L’immigré.e n’abandonne ni ne renie sa culture d’origine (pourquoi devrait-iel le faire d’ailleurs ?). Cette stratégie est respectueuse de son identité, et donc de sa personne. L’immigré.e ne se dépouille pas de sa culture, de son identité. Iel ajoute à sa culture d’origine les éléments de la culture du pays d’accueil et enrichit son identité. Réciproquement, la société d’accueil bénéficie aussi de l’apport culturel apporté par les immigré.e.s.
Construire une société multiculturelle me paraît donc être la clé pour un monde plus harmonieux, voire un monde meilleur. Une société qui respecte l’identité culturelle de chacun tout en permettant de s’enrichir au contact de l’autre. Une société bénéfique autant pour l’immigré.e que pour la société d’accueil.
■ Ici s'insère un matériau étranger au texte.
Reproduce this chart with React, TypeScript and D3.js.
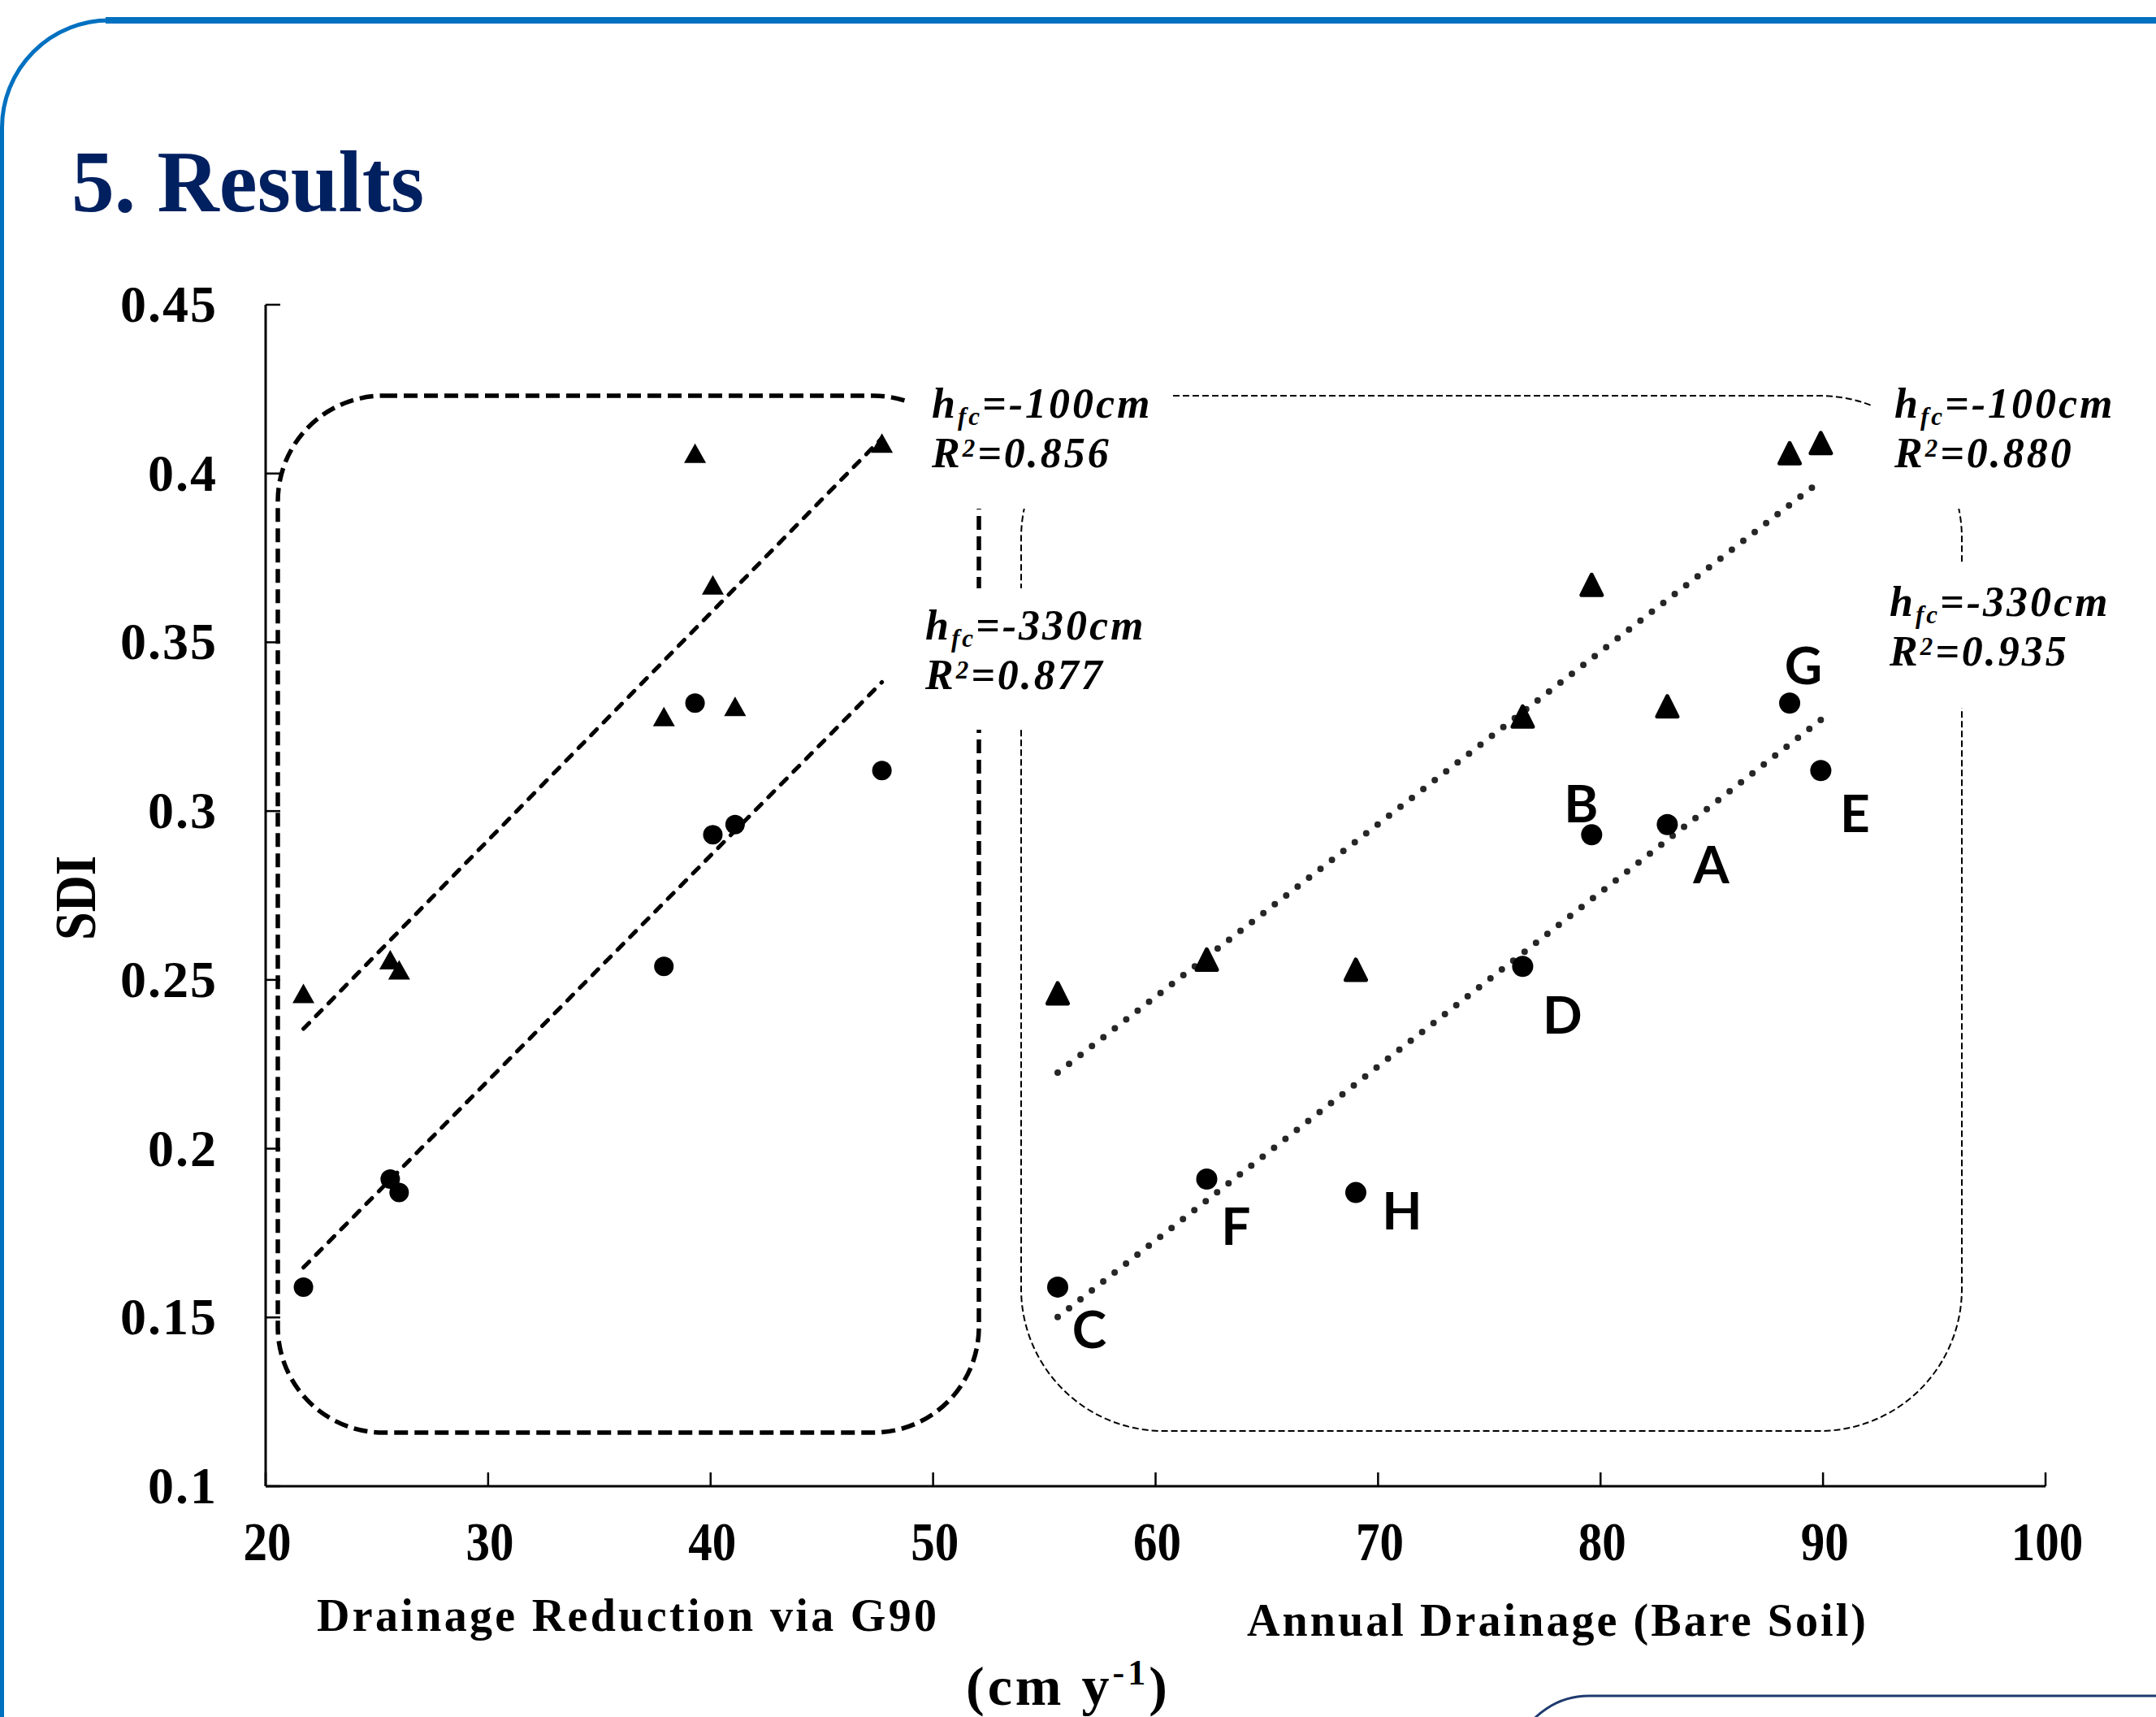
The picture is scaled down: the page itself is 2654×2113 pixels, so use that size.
import React, { useEffect } from 'react';
import * as d3 from 'd3';

// ---- data ----
const sites = ['C', 'F', 'H', 'D', 'B', 'A', 'G', 'E'];
const g90Reduction = [21.7, 25.6, 26.0, 37.9, 40.1, 41.1, 39.3, 47.7];
const bareSoilDrainage = [55.6, 62.3, 69.0, 76.5, 79.6, 83.0, 88.5, 89.9];
const sdiHfc100 = [0.246, 0.256, 0.253, 0.328, 0.367, 0.331, 0.406, 0.409];
const sdiHfc330 = [0.159, 0.191, 0.187, 0.254, 0.293, 0.296, 0.332, 0.312];
const xTicks = [20, 30, 40, 50, 60, 70, 80, 90, 100];
const yTicks = [0.1, 0.15, 0.2, 0.25, 0.3, 0.35, 0.4, 0.45];
const fitLeft = [{ hfc: '=-100cm', r2: '=0.856' }, { hfc: '=-330cm', r2: '=0.877' }];
const fitRight = [{ hfc: '=-100cm', r2: '=0.880' }, { hfc: '=-330cm', r2: '=0.935' }];
const xTitleLeft = 'Drainage Reduction via G90';
const xTitleRight = 'Annual Drainage (Bare Soil)';
const yTitle = 'SDI';
const title = '5. Results';

// ---- layout (not data) ----
const W = 2654, H = 2113;
const labelOffsets: Record<string, [number, number]> = {
  C: [39, 75], F: [36, 81], H: [57, 45], D: [49, 83], B: [-13, -15], A: [54, 72], G: [17, -23], E: [42, 76],
};
const SERIF = '"Liberation Serif", "Times New Roman", serif';
const SANS = 'Lato, "Open Sans", sans-serif';

function linreg(xs: number[], ys: number[]) {
  const mx = d3.mean(xs)!, my = d3.mean(ys)!;
  let sxy = 0, sxx = 0;
  xs.forEach((x, i) => { sxy += (x - mx) * (ys[i] - my); sxx += (x - mx) ** 2; });
  const b = sxy / sxx;
  return (x: number) => my + b * (x - mx);
}

function tri(w: number, h: number) {
  return `M0,${-h / 2}L${w / 2},${h / 2}L${-w / 2},${h / 2}Z`;
}

function roundRectPath(x0: number, y0: number, x1: number, y1: number, r: number) {
  const p = d3.path();
  p.moveTo(x0 + r, y0);
  p.lineTo(x1 - r, y0);
  p.arcTo(x1, y0, x1, y0 + r, r);
  p.lineTo(x1, y1 - r);
  p.arcTo(x1, y1, x1 - r, y1, r);
  p.lineTo(x0 + r, y1);
  p.arcTo(x0, y1, x0, y1 - r, r);
  p.lineTo(x0, y0 + r);
  p.arcTo(x0, y0, x0 + r, y0, r);
  p.closePath();
  return p.toString();
}

function FitLabel({ x, y, hfc, r2 }: { x: number; y: number; hfc: string; r2: string }) {
  return (
    <g fontFamily={SERIF} fontWeight="bold" fontStyle="italic" fontSize={52} fill="#000" letterSpacing={3}>
      <text x={x} y={y}>
        <tspan>h</tspan>
        <tspan fontSize={31} dy={9}>fc</tspan>
        <tspan dy={-9}>{hfc}</tspan>
      </text>
      <text x={x} y={y + 61}>
        <tspan>R</tspan>
        <tspan fontSize={31} dy={-13}>2</tspan>
        <tspan dy={13}>{r2}</tspan>
      </text>
    </g>
  );
}

export default function App() {
  useEffect(() => {
    document.body.style.margin = '0';
    document.body.style.overflow = 'hidden';
  }, []);

  const x = d3.scaleLinear().domain([20, 100]).range([327, 2518]);
  const y = d3.scaleLinear().domain([0.1, 0.45]).range([1829, 375]);

  const fits = [
    { xs: g90Reduction, ys: sdiHfc100, kind: 'dash' },
    { xs: g90Reduction, ys: sdiHfc330, kind: 'dash' },
    { xs: bareSoilDrainage, ys: sdiHfc100, kind: 'dot' },
    { xs: bareSoilDrainage, ys: sdiHfc330, kind: 'dot' },
  ].map((f) => {
    const fn = linreg(f.xs, f.ys);
    const [a, b] = d3.extent(f.xs) as [number, number];
    const line = d3.line<number>().x((v) => x(v)).y((v) => y(fn(v)));
    return { d: line([a, b])!, kind: f.kind };
  });

  const framePath = (() => {
    const p = d3.path();
    p.moveTo(2.5, H);
    p.lineTo(2.5, 160);
    p.arcTo(2.5, 25, 135, 25, 132);
    p.lineTo(W, 25);
    return p.toString();
  })();

  const navyPath = (() => {
    const p = d3.path();
    p.moveTo(1874, H + 20);
    p.arcTo(1874 + 20, 2087, 1990, 2087, 94);
    p.lineTo(W, 2087);
    return p.toString();
  })();

  return (
    <div style={{ position: 'fixed', left: 0, top: 0, width: W, height: H, background: '#fff' }}>
      <svg width={W} height={H} viewBox={`0 0 ${W} ${H}`} style={{ display: 'block' }}>
        <rect width={W} height={H} fill="#fff" />
        {/* frame */}
        <path d={framePath} fill="none" stroke="#0070C0" strokeWidth={5} />
        <rect x={130} y={21} width={W - 130} height={8} fill="#0070C0" />
        <path d={navyPath} fill="none" stroke="#1F3A6E" strokeWidth={3} />

        {/* title */}
        <text x={88} y={260} fontFamily={SERIF} fontWeight="bold" fontSize={107} fill="#002060" textLength={434} lengthAdjust="spacingAndGlyphs">{title}</text>

        {/* grouping boxes */}
        <path d={roundRectPath(342, 487, 1205, 1763, 130)} fill="none" stroke="#000" strokeWidth={5.5} strokeDasharray="17 8" />
        <path d={roundRectPath(1257, 487, 2415, 1761, 175)} fill="none" stroke="#000" strokeWidth={2} strokeDasharray="8 4" />

        {/* label backgrounds */}
        <rect x={1115} y={462} width={325} height={164} fill="#fff" />
        <rect x={1115} y={724} width={325} height={174} fill="#fff" />
        <rect x={2303} y={497} width={320} height={129} fill="#fff" />
        <rect x={2303} y={695} width={320} height={176} fill="#fff" />

        {/* axes */}
        <line x1={x(20)} x2={x(100)} y1={y(0.1)} y2={y(0.1)} stroke="#000" strokeWidth={3} />
        <line x1={x(20)} x2={x(20)} y1={y(0.1)} y2={y(0.45)} stroke="#000" strokeWidth={3} />
        {xTicks.map((t) => (
          <g key={`xt${t}`}>
            <line x1={x(t)} x2={x(t)} y1={y(0.1)} y2={y(0.1) - 17} stroke="#000" strokeWidth={2.5} />
            <text x={x(t) + 2} y={1920} textAnchor="middle" fontFamily={SERIF} fontWeight="bold" fontSize={68}
              textLength={String(t).length * 29.5} lengthAdjust="spacingAndGlyphs">{t}</text>
          </g>
        ))}
        {yTicks.map((t) => (
          <g key={`yt${t}`}>
            <line x1={x(20)} x2={x(20) + 18} y1={y(t)} y2={y(t)} stroke="#000" strokeWidth={2.5} />
            <text x={268} y={y(t) + 21} textAnchor="end" fontFamily={SERIF} fontWeight="bold" fontSize={64} letterSpacing={2}>{String(t)}</text>
          </g>
        ))}

        {/* axis titles */}
        <text transform="translate(117,1105) rotate(-90)" textAnchor="middle" fontFamily={SERIF} fontWeight="bold" fontSize={72}
          textLength={104} lengthAdjust="spacingAndGlyphs">{yTitle}</text>
        <text x={390} y={2007} fontFamily={SERIF} fontWeight="bold" fontSize={56} textLength={763} lengthAdjust="spacing">{xTitleLeft}</text>
        <text x={1535} y={2013} fontFamily={SERIF} fontWeight="bold" fontSize={56} textLength={762} lengthAdjust="spacing">{xTitleRight}</text>
        <text x={1189} y={2098} fontFamily={SERIF} fontWeight="bold" fontSize={68} letterSpacing={4}>
          <tspan>(cm y</tspan>
          <tspan fontSize={44} dy={-25}>-1</tspan>
          <tspan dy={25}>)</tspan>
        </text>

        {/* fit lines */}
        {fits.map((f, i) => f.kind === 'dash' ? (
          <path key={`f${i}`} d={f.d} fill="none" stroke="#000" strokeWidth={5} strokeDasharray="10 12" strokeLinecap="round" />
        ) : (
          <path key={`f${i}`} d={f.d} fill="none" stroke="#262626" strokeWidth={8} strokeDasharray="0 17.8" strokeLinecap="round" />
        ))}

        {/* left panel markers */}
        {sites.map((s, i) => (
          <g key={`l${s}`}>
            <path d={tri(27, 24)} transform={`translate(${x(g90Reduction[i])},${y(sdiHfc100[i])})`} fill="#000" />
            <circle cx={x(g90Reduction[i])} cy={y(sdiHfc330[i])} r={12} fill="#000" />
          </g>
        ))}
        {/* right panel markers */}
        {sites.map((s, i) => (
          <g key={`r${s}`}>
            <path d={tri(25, 25)} transform={`translate(${x(bareSoilDrainage[i])},${y(sdiHfc100[i])})`} fill="#000" stroke="#000" strokeWidth={5} strokeLinejoin="round" />
            <circle cx={x(bareSoilDrainage[i])} cy={y(sdiHfc330[i])} r={13} fill="#000" />
            <text x={x(bareSoilDrainage[i]) + labelOffsets[s][0]} y={y(sdiHfc330[i]) + labelOffsets[s][1]} textAnchor="middle"
              fontFamily={SANS} fontWeight="bold" fontSize={64} fill="#000">{s}</text>
          </g>
        ))}

        {/* fit labels */}
        <FitLabel x={1147} y={514} hfc={fitLeft[0].hfc} r2={fitLeft[0].r2} />
        <FitLabel x={1139} y={787} hfc={fitLeft[1].hfc} r2={fitLeft[1].r2} />
        <FitLabel x={2332} y={514} hfc={fitRight[0].hfc} r2={fitRight[0].r2} />
        <FitLabel x={2326} y={758} hfc={fitRight[1].hfc} r2={fitRight[1].r2} />
      </svg>
    </div>
  );
}
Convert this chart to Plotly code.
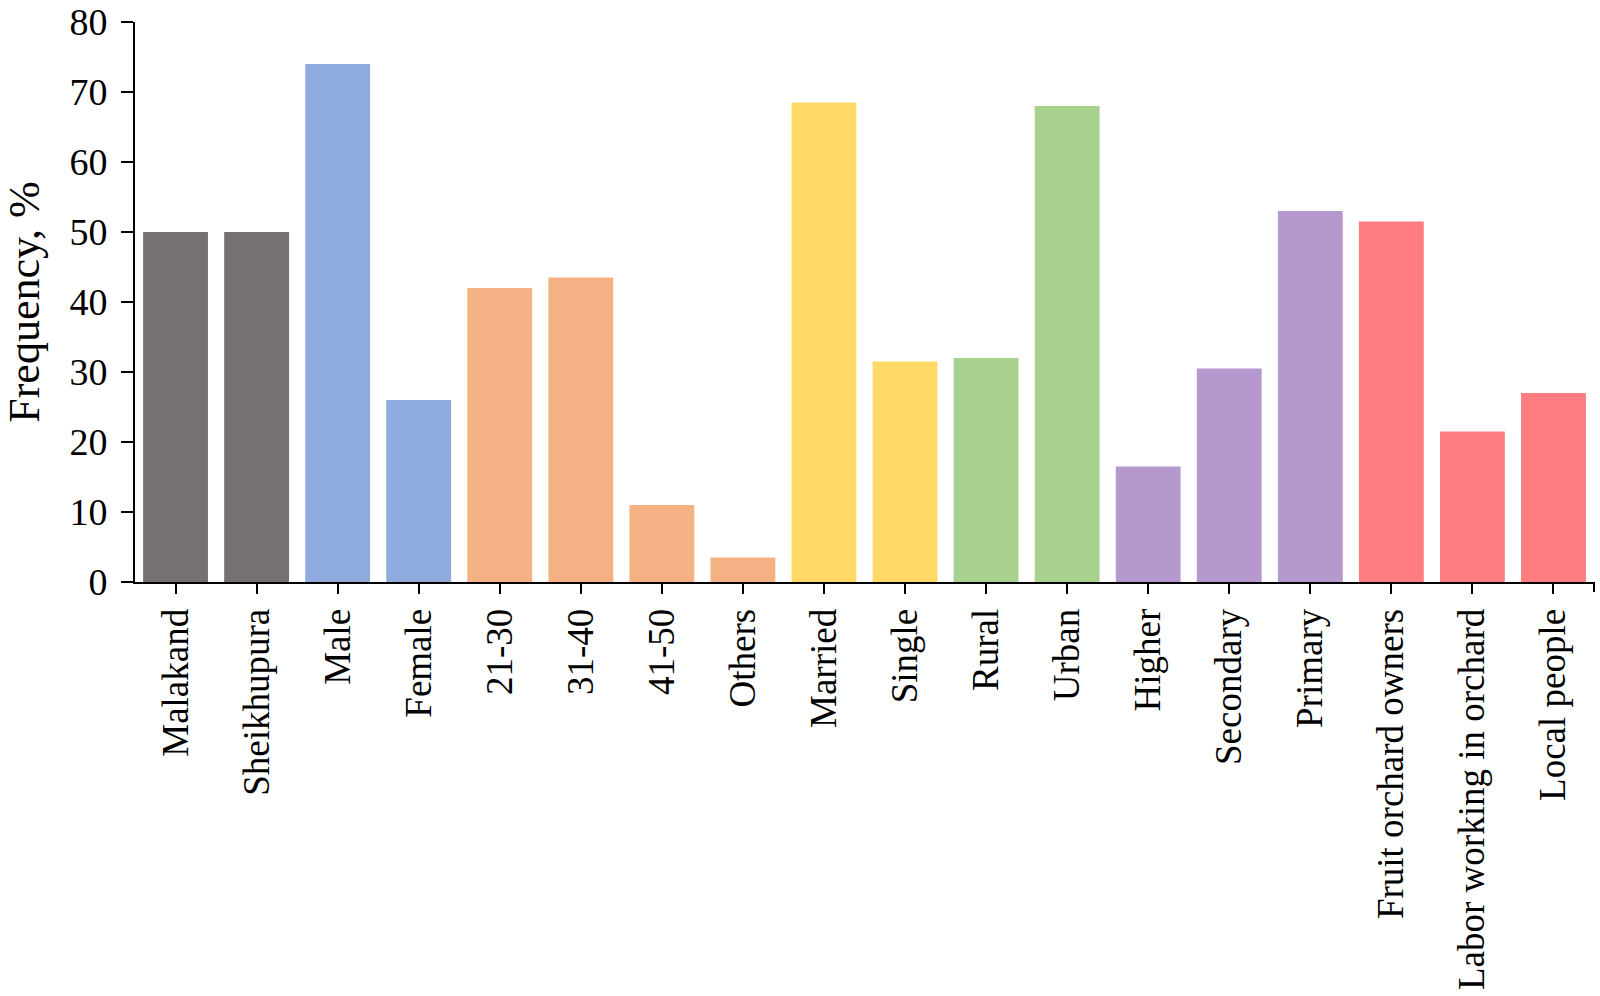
import plotly.graph_objects as go

categories = ["Malakand", "Sheikhupura", "Male", "Female", "21-30", "31-40", "41-50",
              "Others", "Married", "Single", "Rural", "Urban", "Higher", "Secondary",
              "Primary", "Fruit orchard owners", "Labor working in orchard", "Local people"]
values = [50, 50, 74, 26, 42, 43.5, 11, 3.5, 68.5, 31.5, 32, 68, 16.5, 30.5, 53, 51.5, 21.5, 27]
groups = ["region", "region", "gender", "gender", "age", "age", "age", "age",
          "marital", "marital", "residence", "residence", "edu", "edu", "edu",
          "role", "role", "role"]
group_colors = {"region": "#767171", "gender": "#8FAADC", "age": "#F4B183",
                "marital": "#FFD966", "residence": "#A9D18E", "edu": "#B498CE",
                "role": "#FF7C80"}
y_ticks = [0, 10, 20, 30, 40, 50, 60, 70, 80]

colors = [group_colors[g] for g in groups]
FONT = "Liberation Serif, Times New Roman, serif"

fig = go.Figure(go.Bar(x=categories, y=values, marker=dict(color=colors, line=dict(width=0)),
                       width=0.8))

fig.update_layout(
    width=1600, height=996,
    margin=dict(l=135, r=6, t=22, b=414, autoexpand=False),
    plot_bgcolor="white", paper_bgcolor="white",
    font=dict(family=FONT, size=37, color="black"),
    showlegend=False,
)
fig.update_xaxes(
    type="category", range=[-0.5, 17.5], tickangle=-90,
    showline=True, linecolor="black", linewidth=2,
    ticks="outside", ticklen=10, tickwidth=2, tickcolor="black",
    showgrid=False, automargin=False, tickfont=dict(size=37),
)
fig.update_yaxes(
    range=[0, 80], tickvals=y_ticks, ticklabeloverflow="allow",
    showline=True, linecolor="black", linewidth=2,
    ticks="outside", ticklen=12, tickwidth=2, tickcolor="black",
    showgrid=False, zeroline=False, automargin=False, tickfont=dict(size=38),
    ticklabelstandoff=6,
    title=dict(text="Frequency, %", font=dict(size=44), standoff=43),
)
fig.add_shape(type="line", xref="paper", yref="paper", x0=1, x1=1, y0=0, y1=-10/560,
              line=dict(color="black", width=2))

fig.write_html("out.html", config={"displayModeBar": False},
               post_script="document.body.style.margin='0';")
Ne demandons pas aux individus (immigré.e.s… ou non d’ailleurs) de rentrer dans un moule au détriment de leur identité. Ils ne sont pas des tartes !
Ne confondons pas l’intégration et l’assimilation, comme certains discours ont tendance à le faire.
Ne réduisons pas l’acculturation à l’« occidentalisation ».
N’excluons pas autrui au motif qu’iel est différent.
Créons une société multiculturelle.
Chacun.e de nous peut, à son échelle, participer à sa construction et ainsi faire de ce monde un monde un peu meilleur.
Sources :
- Conférences suivies à Malte (notamment la FACULTY CONFERENCE organisée par the Community Engagement Sub-Committee of the Faculty for Social Wellbeing en collaboration avec JRS le 14/11/2017, intitulée “Beyond Refuge: Integration of Refugees and Asylum Seekers In Maltese Society”)
- Wikipédia
- Universalis
- Mon expérience personnelle
[1] (en) Melville Herskovits, Acculturation : the study of culture contact, New York, J.J. Augustin, 1938, 155 p.
[2] Je ne souhaite pas ici ouvrir le débat sur la situation en Israël. Chacun.e se fera son opinion sur les relations entretenues entre les Israëlien.nes et les Palestinien.nes.